Plasmoid-mediated Penrose extraction as a parallel energy channel — compare reconnection power to BZ jet power at the same spin and field (Meringolo et al. 2025)
The Blandford-Znajek (1977) mechanism extracts rotational energy from a Kerr black hole electromagnetically via a large-scale field threading the horizon. In SI units:
r_g = GM/c² (gravitational radius; the Schwarzschild radius is 2r_g)
r_+ = r_g(1 + √(1 − a²)) (outer horizon)
Ω_H = ac/(2r_+) (horizon angular velocity)
P_BZ = (κ/4πμ₀) B² r_+⁴ Ω_H²/c, where κ = 0.044 (numerical factor)
In plasmoid-mediated reconnection the current sheet near the ergosphere boundary breaks into a chain of magnetic islands (plasmoids), dramatically accelerating the reconnection rate. The energy tap is approximately:
P_rec ≈ 1.646 × η_rec × a*² × P_BZ
This is a phenomenological calibration to the Meringolo et al. (2025) GRPIC result that reconnection contributes ~10–30% of P_BZ at spin a* > 0.9. The factor 1.646 is fixed so that η_rec = 0.15 at a* = 0.9 gives exactly 20% of P_BZ. The reconnection efficiency η_rec is the reconnection inflow speed as a fraction of the Alfvén speed; the Meringolo 2025 GRPIC runs find a median of ~0.15 at high spin. (An earlier analytic formula P_rec = η(B²/2μ₀)πrg²c overestimated by ~160× because the effective reconnecting layer area is far smaller than the full ergosphere cross-section.)
BZ extracts energy via the Poynting flux of the global magnetosphere threaded through the horizon. Reconnection extracts energy locally in the current sheet where field lines of opposite polarity annihilate; the liberated magnetic energy goes partly into particle kinetic energy (some of which escapes) and partly into electromagnetic radiation. In the Kerr geometry both channels draw on the same reservoir — the spin energy of the hole — but via distinct pathways that operate simultaneously. For engineering purposes they sum as parallel power channels with the same magnetic field as fuel.

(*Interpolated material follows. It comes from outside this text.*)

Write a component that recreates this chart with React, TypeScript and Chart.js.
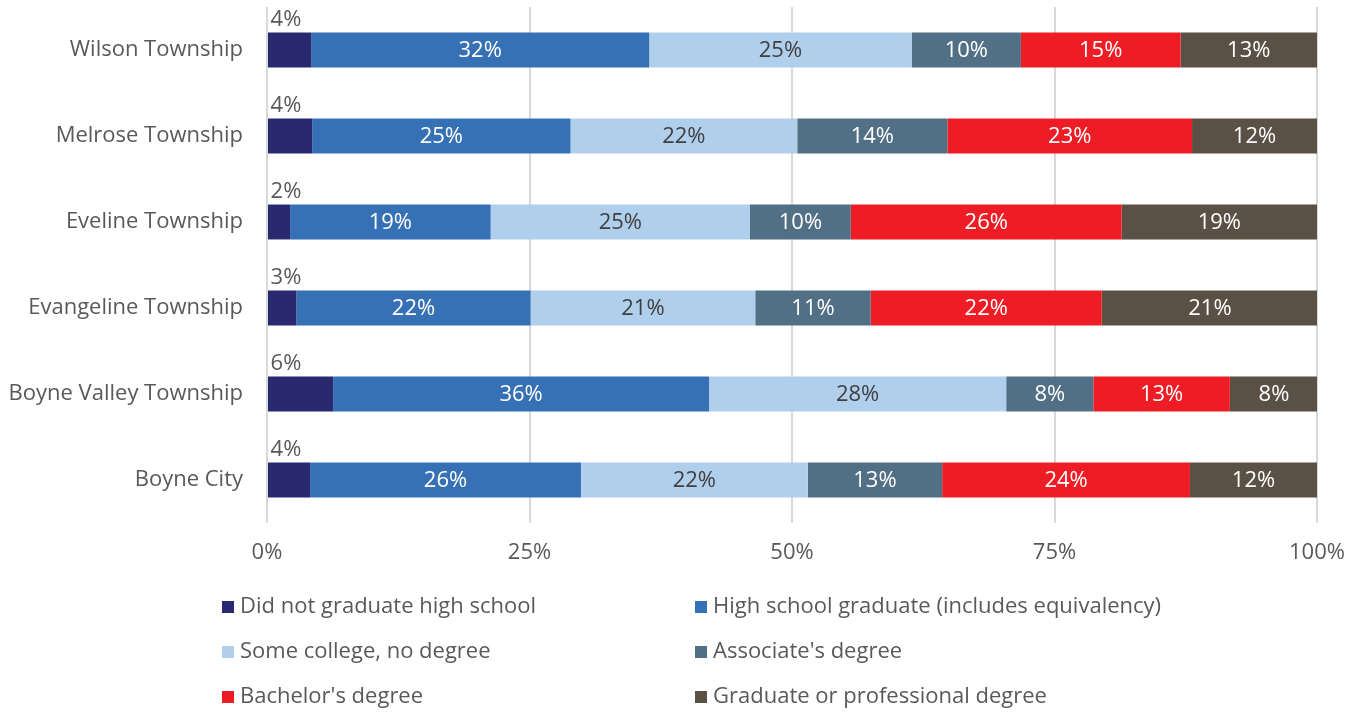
import React, { useEffect, useRef } from "react";
import { Chart, registerables } from "chart.js";

Chart.register(...registerables);

const categories = [
  "Wilson Township",
  "Melrose Township",
  "Eveline Township",
  "Evangeline Township",
  "Boyne Valley Township",
  "Boyne City",
];

const seriesNames = [
  "Did not graduate high school",
  "High school graduate (includes equivalency)",
  "Some college, no degree",
  "Associate's degree",
  "Bachelor's degree",
  "Graduate or professional degree",
];

const didNotGraduate = [4.2, 4.3, 2.2, 2.8, 6.3, 4.1];
const highSchool = [32.2, 24.6, 19.1, 22.3, 35.8, 25.8];
const someCollege = [25.0, 21.6, 24.7, 21.4, 28.3, 21.6];
const associate = [10.4, 14.3, 9.6, 11.0, 8.3, 12.8];
const bachelor = [15.2, 23.3, 25.8, 22.0, 13.0, 23.6];
const graduate = [13.0, 11.9, 18.6, 20.6, 8.4, 12.1];

const tickValues = [0, 25, 50, 75, 100];

const colors = ["#29296F", "#3670B5", "#B0CFEC", "#527085", "#EE1D25", "#5B5046"];
const labelColors = ["#595959", "#FFFFFF", "#404040", "#FFFFFF", "#FFFFFF", "#FFFFFF"];

const FONT = "'Open Sans', 'Noto Sans', sans-serif";
const FS = 22;

const labelPlugin = {
  id: "segLabels",
  afterDatasetsDraw(chart: any) {
    const ctx = chart.ctx;
    ctx.save();
    ctx.font = `${FS}px ${FONT}`;
    chart.data.datasets.forEach((ds: any, di: number) => {
      const meta = chart.getDatasetMeta(di);
      meta.data.forEach((el: any, i: number) => {
        const v = Math.round(ds.data[i]);
        const text = `${v}%`;
        ctx.fillStyle = labelColors[di];
        if (di === 0) {
          const left = Math.min(el.base, el.x);
          ctx.textAlign = "center";
          ctx.textBaseline = "middle";
          ctx.fillText(text, left + 18, el.y - el.height / 2 - 13);
        } else {
          ctx.textAlign = "center";
          ctx.textBaseline = "middle";
          ctx.fillText(text, (el.x + el.base) / 2, el.y + 1);
        }
      });
    });
    ctx.restore();
  },
};

const legendPlugin = {
  id: "customLegend",
  afterDraw(chart: any) {
    const ctx = chart.ctx;
    ctx.save();
    ctx.font = `${FS}px ${FONT}`;
    ctx.textBaseline = "middle";
    ctx.textAlign = "left";
    const colX = [222, 695];
    const rowY = [607, 652, 697];
    chart.data.datasets.forEach((ds: any, i: number) => {
      const x = colX[i % 2];
      const y = rowY[Math.floor(i / 2)];
      ctx.fillStyle = ds.backgroundColor;
      ctx.fillRect(x, y - 6, 12, 12);
      ctx.fillStyle = "#595959";
      ctx.fillText(ds.label, x + 18, y);
    });
    ctx.restore();
  },
};

export default function App() {
  const ref = useRef<HTMLCanvasElement | null>(null);

  useEffect(() => {
    document.body.style.margin = "0";
    const seriesData = [didNotGraduate, highSchool, someCollege, associate, bachelor, graduate];
    const chart = new Chart(ref.current as HTMLCanvasElement, {
      type: "bar",
      data: {
        labels: categories,
        datasets: seriesNames.map((name, i) => ({
          label: name,
          data: seriesData[i],
          backgroundColor: colors[i],
          borderWidth: 0,
          categoryPercentage: 1,
          barPercentage: 0.406,
        })),
      },
      options: {
        indexAxis: "y",
        responsive: false,
        animation: false,
        layout: { padding: { top: 7, right: 45, bottom: 140, left: 0 } },
        plugins: {
          legend: { display: false },
          tooltip: { enabled: false },
        },
        scales: {
          x: {
            stacked: true,
            min: 0,
            max: 100,
            afterBuildTicks(scale: any) {
              scale.ticks = tickValues.map((v) => ({ value: v }));
            },
            afterFit(scale: any) {
              scale.height = 50;
              scale.paddingLeft = 0;
              scale.paddingRight = 0;
            },
            ticks: {
              callback: (v: any) => `${v}%`,
              color: "#595959",
              font: { family: FONT, size: FS },
              padding: 17,
              maxRotation: 0,
            },
            grid: { color: "#D9D9D9", lineWidth: 2, drawTicks: false },
            border: { display: false },
          },
          y: {
            stacked: true,
            afterFit(scale: any) {
              scale.width = 267;
              scale.paddingTop = 0;
              scale.paddingBottom = 0;
            },
            ticks: {
              color: "#595959",
              font: { family: FONT, size: FS },
              padding: 24,
            },
            grid: { display: false, drawTicks: false },
            border: { display: false },
          },
        },
      },
      plugins: [labelPlugin, legendPlugin],
    } as any);
    return () => chart.destroy();
  }, []);

  return (
    <div style={{ position: "fixed", left: 0, top: 0, width: 1362, height: 713, background: "#fff" }}>
      <canvas ref={ref} width={1362} height={713} />
    </div>
  );
}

The theoretical maximum fraction of rest-mass energy extractable via Penrose-class processes (Penrose 1969) is η_max = 1 − √((1 + √(1−a²))/2). At a=0.998 this reaches ~20.7%; at a=0.9 it is ~15.6%. The reconnection efficiency η_rec is a different quantity — it is the rate parameter of the reconnection layer, not a thermodynamic bound — but both quantities are shown here for context.
Comisso & Asenjo (2021, Phys Rev D 103:023014) studied reconnection driven by field-line ergospheric crossing in the equatorial plane — a topological mechanism. Meringolo et al. (2025) studied GRPIC simulations of plasmoid-instability reconnection in the magnetosphere above the ergosphere. The two papers describe different physical processes and should not be combined or confused. This calculator implements the Meringolo 2025 prescription.
10⁴ T: extreme laboratory (pulsed). 10⁶–10⁸ T: neutron-star interior estimates. 10⁸–10¹¹ T: magnetar surface. The equatorial field threading an accreting IMBH horizon is model-dependent but GRMHD magnetically-arrested disk (MAD) simulations suggest B ~ (10⁴–10⁶) T for an 8,200 M☉ hole accreting near the Eddington rate. The default 10⁶ T is optimistic but not physically excluded.